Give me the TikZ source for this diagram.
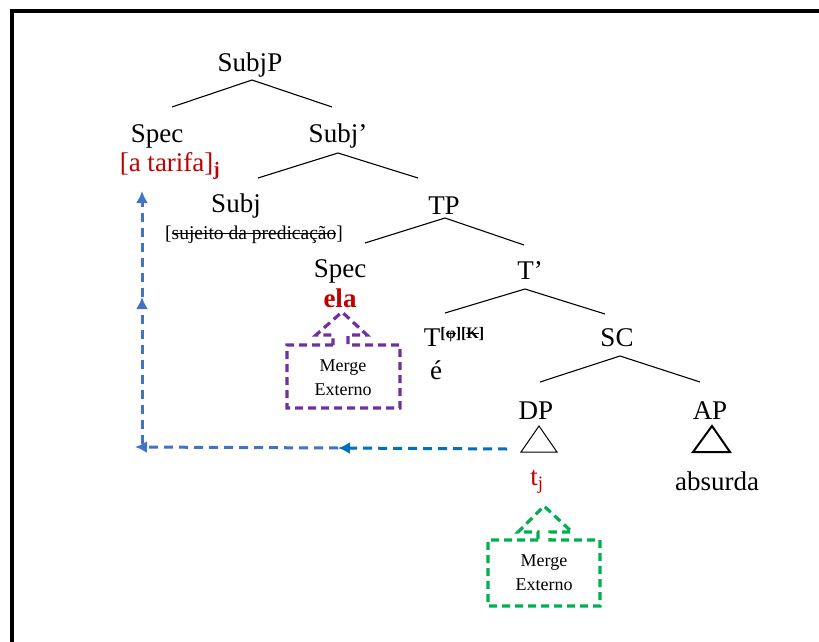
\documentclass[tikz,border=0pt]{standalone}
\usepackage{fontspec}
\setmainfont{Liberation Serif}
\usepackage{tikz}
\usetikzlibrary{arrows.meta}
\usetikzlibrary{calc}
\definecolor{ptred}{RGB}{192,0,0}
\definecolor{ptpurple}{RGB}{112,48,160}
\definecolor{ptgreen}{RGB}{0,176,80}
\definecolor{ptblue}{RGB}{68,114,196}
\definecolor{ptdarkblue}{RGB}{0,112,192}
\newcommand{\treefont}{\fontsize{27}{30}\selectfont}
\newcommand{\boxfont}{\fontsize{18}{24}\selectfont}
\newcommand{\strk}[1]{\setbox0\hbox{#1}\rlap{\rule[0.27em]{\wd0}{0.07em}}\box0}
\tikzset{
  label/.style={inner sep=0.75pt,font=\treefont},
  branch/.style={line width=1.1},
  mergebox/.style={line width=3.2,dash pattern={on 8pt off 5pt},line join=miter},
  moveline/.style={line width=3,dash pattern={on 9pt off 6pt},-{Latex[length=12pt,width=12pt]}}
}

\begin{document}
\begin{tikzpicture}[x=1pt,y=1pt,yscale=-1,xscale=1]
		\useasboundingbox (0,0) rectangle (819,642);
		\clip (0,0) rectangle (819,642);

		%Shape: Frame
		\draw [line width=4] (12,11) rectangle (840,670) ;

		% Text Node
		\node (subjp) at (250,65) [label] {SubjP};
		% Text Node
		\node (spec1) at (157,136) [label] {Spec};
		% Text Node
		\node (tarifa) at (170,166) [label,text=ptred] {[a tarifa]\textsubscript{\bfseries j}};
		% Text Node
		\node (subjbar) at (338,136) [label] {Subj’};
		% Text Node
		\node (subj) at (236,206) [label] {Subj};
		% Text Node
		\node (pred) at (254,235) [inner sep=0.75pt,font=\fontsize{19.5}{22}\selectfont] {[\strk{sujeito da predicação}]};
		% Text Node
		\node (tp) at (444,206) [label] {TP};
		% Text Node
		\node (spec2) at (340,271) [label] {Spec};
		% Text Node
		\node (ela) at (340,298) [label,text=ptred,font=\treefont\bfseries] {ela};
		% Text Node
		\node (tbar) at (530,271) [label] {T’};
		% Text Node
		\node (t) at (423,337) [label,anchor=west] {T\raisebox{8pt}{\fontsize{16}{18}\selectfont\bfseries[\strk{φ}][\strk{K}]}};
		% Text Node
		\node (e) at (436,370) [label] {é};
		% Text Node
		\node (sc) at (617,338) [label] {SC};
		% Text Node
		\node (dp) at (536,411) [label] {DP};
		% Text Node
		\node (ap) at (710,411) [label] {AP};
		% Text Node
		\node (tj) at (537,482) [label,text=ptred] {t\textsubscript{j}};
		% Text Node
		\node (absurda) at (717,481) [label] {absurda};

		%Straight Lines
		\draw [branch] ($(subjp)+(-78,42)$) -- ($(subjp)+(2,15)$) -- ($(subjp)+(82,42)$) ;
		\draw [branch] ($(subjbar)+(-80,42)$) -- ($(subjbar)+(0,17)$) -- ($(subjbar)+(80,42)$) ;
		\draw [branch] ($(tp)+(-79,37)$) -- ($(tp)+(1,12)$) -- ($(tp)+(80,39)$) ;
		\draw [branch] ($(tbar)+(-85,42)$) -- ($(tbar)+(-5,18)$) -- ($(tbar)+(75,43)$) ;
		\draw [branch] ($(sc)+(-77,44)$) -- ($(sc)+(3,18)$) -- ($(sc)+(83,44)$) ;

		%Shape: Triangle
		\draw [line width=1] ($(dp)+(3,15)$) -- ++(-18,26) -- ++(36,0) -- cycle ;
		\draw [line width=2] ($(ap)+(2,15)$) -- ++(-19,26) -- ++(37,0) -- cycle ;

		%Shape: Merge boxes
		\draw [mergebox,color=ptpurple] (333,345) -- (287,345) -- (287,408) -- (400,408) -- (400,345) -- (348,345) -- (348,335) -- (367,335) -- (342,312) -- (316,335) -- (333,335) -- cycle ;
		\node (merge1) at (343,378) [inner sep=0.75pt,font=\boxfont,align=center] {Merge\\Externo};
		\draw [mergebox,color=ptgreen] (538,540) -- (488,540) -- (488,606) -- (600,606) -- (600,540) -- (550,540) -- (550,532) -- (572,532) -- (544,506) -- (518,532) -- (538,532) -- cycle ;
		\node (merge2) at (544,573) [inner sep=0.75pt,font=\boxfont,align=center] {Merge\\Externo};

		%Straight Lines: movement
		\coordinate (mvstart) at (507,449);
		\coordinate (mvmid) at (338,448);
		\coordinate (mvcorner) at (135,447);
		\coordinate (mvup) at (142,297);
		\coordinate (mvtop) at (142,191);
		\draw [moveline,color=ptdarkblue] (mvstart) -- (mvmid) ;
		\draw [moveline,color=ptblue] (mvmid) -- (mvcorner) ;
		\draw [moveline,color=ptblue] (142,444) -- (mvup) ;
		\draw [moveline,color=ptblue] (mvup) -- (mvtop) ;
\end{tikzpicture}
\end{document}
■ ■ ■ ■
Repeat the material exactly as it reads, without any of its pictures.

Result of the exercise:
Give me the TikZ source for this diagram.
\documentclass[tikz,border=0pt]{standalone}
\usepackage{fontspec}
\setmainfont{Liberation Serif}
\usepackage{tikz}
\usetikzlibrary{arrows.meta}
\usetikzlibrary{calc}
\definecolor{ptred}{RGB}{192,0,0}
\definecolor{ptpurple}{RGB}{112,48,160}
\definecolor{ptgreen}{RGB}{0,176,80}
\definecolor{ptblue}{RGB}{68,114,196}
\definecolor{ptdarkblue}{RGB}{0,112,192}
\newcommand{\treefont}{\fontsize{27}{30}\selectfont}
\newcommand{\boxfont}{\fontsize{18}{24}\selectfont}
\newcommand{\strk}[1]{\setbox0\hbox{#1}\rlap{\rule[0.27em]{\wd0}{0.07em}}\box0}
\tikzset{
  label/.style={inner sep=0.75pt,font=\treefont},
  branch/.style={line width=1.1},
  mergebox/.style={line width=3.2,dash pattern={on 8pt off 5pt},line join=miter},
  moveline/.style={line width=3,dash pattern={on 9pt off 6pt},-{Latex[length=12pt,width=12pt]}}
}

\begin{document}
\begin{tikzpicture}[x=1pt,y=1pt,yscale=-1,xscale=1]
		\useasboundingbox (0,0) rectangle (819,642);
		\clip (0,0) rectangle (819,642);

		%Shape: Frame
		\draw [line width=4] (12,11) rectangle (840,670) ;

		% Text Node
		\node (subjp) at (250,65) [label] {SubjP};
		% Text Node
		\node (spec1) at (157,136) [label] {Spec};
		% Text Node
		\node (tarifa) at (170,166) [label,text=ptred] {[a tarifa]\textsubscript{\bfseries j}};
		% Text Node
		\node (subjbar) at (338,136) [label] {Subj’};
		% Text Node
		\node (subj) at (236,206) [label] {Subj};
		% Text Node
		\node (pred) at (254,235) [inner sep=0.75pt,font=\fontsize{19.5}{22}\selectfont] {[\strk{sujeito da predicação}]};
		% Text Node
		\node (tp) at (444,206) [label] {TP};
		% Text Node
		\node (spec2) at (340,271) [label] {Spec};
		% Text Node
		\node (ela) at (340,298) [label,text=ptred,font=\treefont\bfseries] {ela};
		% Text Node
		\node (tbar) at (530,271) [label] {T’};
		% Text Node
		\node (t) at (423,337) [label,anchor=west] {T\raisebox{8pt}{\fontsize{16}{18}\selectfont\bfseries[\strk{φ}][\strk{K}]}};
		% Text Node
		\node (e) at (436,370) [label] {é};
		% Text Node
		\node (sc) at (617,338) [label] {SC};
		% Text Node
		\node (dp) at (536,411) [label] {DP};
		% Text Node
		\node (ap) at (710,411) [label] {AP};
		% Text Node
		\node (tj) at (537,482) [label,text=ptred] {t\textsubscript{j}};
		% Text Node
		\node (absurda) at (717,481) [label] {absurda};

		%Straight Lines
		\draw [branch] ($(subjp)+(-78,42)$) -- ($(subjp)+(2,15)$) -- ($(subjp)+(82,42)$) ;
		\draw [branch] ($(subjbar)+(-80,42)$) -- ($(subjbar)+(0,17)$) -- ($(subjbar)+(80,42)$) ;
		\draw [branch] ($(tp)+(-79,37)$) -- ($(tp)+(1,12)$) -- ($(tp)+(80,39)$) ;
		\draw [branch] ($(tbar)+(-85,42)$) -- ($(tbar)+(-5,18)$) -- ($(tbar)+(75,43)$) ;
		\draw [branch] ($(sc)+(-77,44)$) -- ($(sc)+(3,18)$) -- ($(sc)+(83,44)$) ;

		%Shape: Triangle
		\draw [line width=1] ($(dp)+(3,15)$) -- ++(-18,26) -- ++(36,0) -- cycle ;
		\draw [line width=2] ($(ap)+(2,15)$) -- ++(-19,26) -- ++(37,0) -- cycle ;

		%Shape: Merge boxes
		\draw [mergebox,color=ptpurple] (333,345) -- (287,345) -- (287,408) -- (400,408) -- (400,345) -- (348,345) -- (348,335) -- (367,335) -- (342,312) -- (316,335) -- (333,335) -- cycle ;
		\node (merge1) at (343,378) [inner sep=0.75pt,font=\boxfont,align=center] {Merge\\Externo};
		\draw [mergebox,color=ptgreen] (538,540) -- (488,540) -- (488,606) -- (600,606) -- (600,540) -- (550,540) -- (550,532) -- (572,532) -- (544,506) -- (518,532) -- (538,532) -- cycle ;
		\node (merge2) at (544,573) [inner sep=0.75pt,font=\boxfont,align=center] {Merge\\Externo};

		%Straight Lines: movement
		\coordinate (mvstart) at (507,449);
		\coordinate (mvmid) at (338,448);
		\coordinate (mvcorner) at (135,447);
		\coordinate (mvup) at (142,297);
		\coordinate (mvtop) at (142,191);
		\draw [moveline,color=ptdarkblue] (mvstart) -- (mvmid) ;
		\draw [moveline,color=ptblue] (mvmid) -- (mvcorner) ;
		\draw [moveline,color=ptblue] (142,444) -- (mvup) ;
		\draw [moveline,color=ptblue] (mvup) -- (mvtop) ;
\end{tikzpicture}
\end{document}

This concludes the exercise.